Cleve West: 'How far are people prepared to go with 'insectocide' in order to keep nuisance at bay?'
Saturday 29 November 2008
Despite a general improvement in environmental awareness, insects still get a bum deal. While their pollinating skills are obvious, much of their work as far as predation, decomposing and cleaning goes largely unseen. Things are improving for them in the gardener's world but I still see articles where they're pigeon-holed into the friend-or-foe category, the good being tolerated, the bad stamped, swatted, swiped, skewered or sprayed without any thought or concern that that they might be someone's supper. So engrained is this ignorance that it gives rise to extraordinary behaviour. Crane fly persecution is just one example of perverted perspective. As "daddy-long-legs" they just terrorise the squeamish, but in its early stages as a chafer grub, it is universally vilified by lawn fanatics due to the fact that they cause yellow patches in turf (hardly a big deal in my book). In another example, next door to a garden I was landscaping, I questioned a man as to why he was putting ant-powder on the footpath and road adjacent to his front garden. He said that ants were getting into his kitchen, some 70 feet or so away on the other side of the house. It made me wonder how far people are prepared to go with "insectocide" in order to keep nuisance at bay.

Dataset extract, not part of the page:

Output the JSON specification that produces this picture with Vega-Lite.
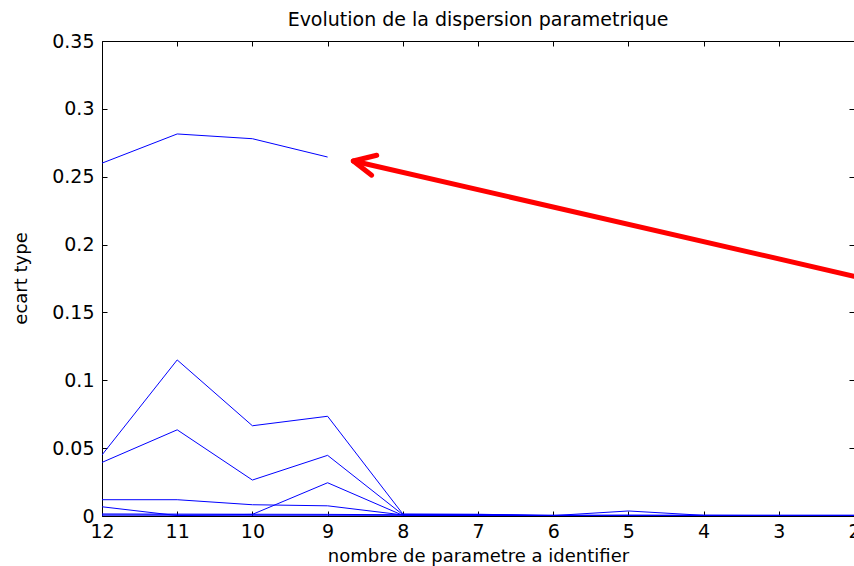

These musings came to mind recently while watching a swarm of ladybirds outside make their way through our kitchen window, up the wall to a small nucleus in the corner that had already staked their claim for winter. It seemed a touch early (mid-October) for such a frantic rush to hibernation but less than two weeks later temperatures plummeted with an early taste of winter so there they will remain (30 or so) in a huddle benefiting from each other's warmth. Quite how they will cope with the fluctuations in temperature and humidity of a kitchen remains to be seen, but intrinsic behaviour such as this should be inspiring enough to engender respect for the insect world.
If I have made anyone feel just a tiny bit guilty then it's not too late to make amends. The best thing you can do is to resist the urge to tidy up your garden too much. Cutting stems of herbaceous perennials back to ground level is customarily undertaken between now and spring but for all the wildlife that depends on hollow stems and debris in which to hole up for the winter, "putting the garden to bed" is nothing less than a rude awakening. Chopping hollow-stemmed plants (think onopordum, macleaya, and agapanthus) half way allows easier access for creatures like ladybirds, lacewings and small beetles. If you are time-poor in spring or really need to see clean beds and tidy borders in winter consider keeping bundles of woody debris in a place out of sight behind the compost heap, shed or under a hedge. The only real problem is timing. Clearing everything too early in spring can still damage hibernating insects. Too late and you'll risk damaging the new shoots emerging. But if you work regularly in the garden you will get to know the specific microclimates and idiosyncrasies of your space and will know instinctively when things are on the move.
If this still doesn't appeal then creative debris could be the way forward. We have log-piles resembling termite mounds at the allotment (although the health and safety mania that has gripped the nation has obviously got to me as I haven't got round to building one much more than a metre tall to date) which look reasonably sculptural in a Goldsworthy-esque sort of way. Logs will house myriad insects, not to mention amphibians and small rodents. Even wrens will make nests in them if reasonably sheltered. Their relative permanence makes them a more attractive proposition as the risks creatures take when using gardens to hibernate for winter are enormous and many suffer at the hands of "friendly fire". My personal accidental death tally is thankfully low in terms of more prominent wildlife but, no matter how vigilant, I can't seem to go through a whole winter without accidently disturbing a queen wasp in the allotment shed. Wasps get unreasonably bad press generally but it's actually quite distressing knowing that you've just killed the mother of a new colony. This insect-friendly urban gardener needs to be vigilant and perhaps a touch less sensitive, because right now he doesn't feel like ever setting foot in the garden again.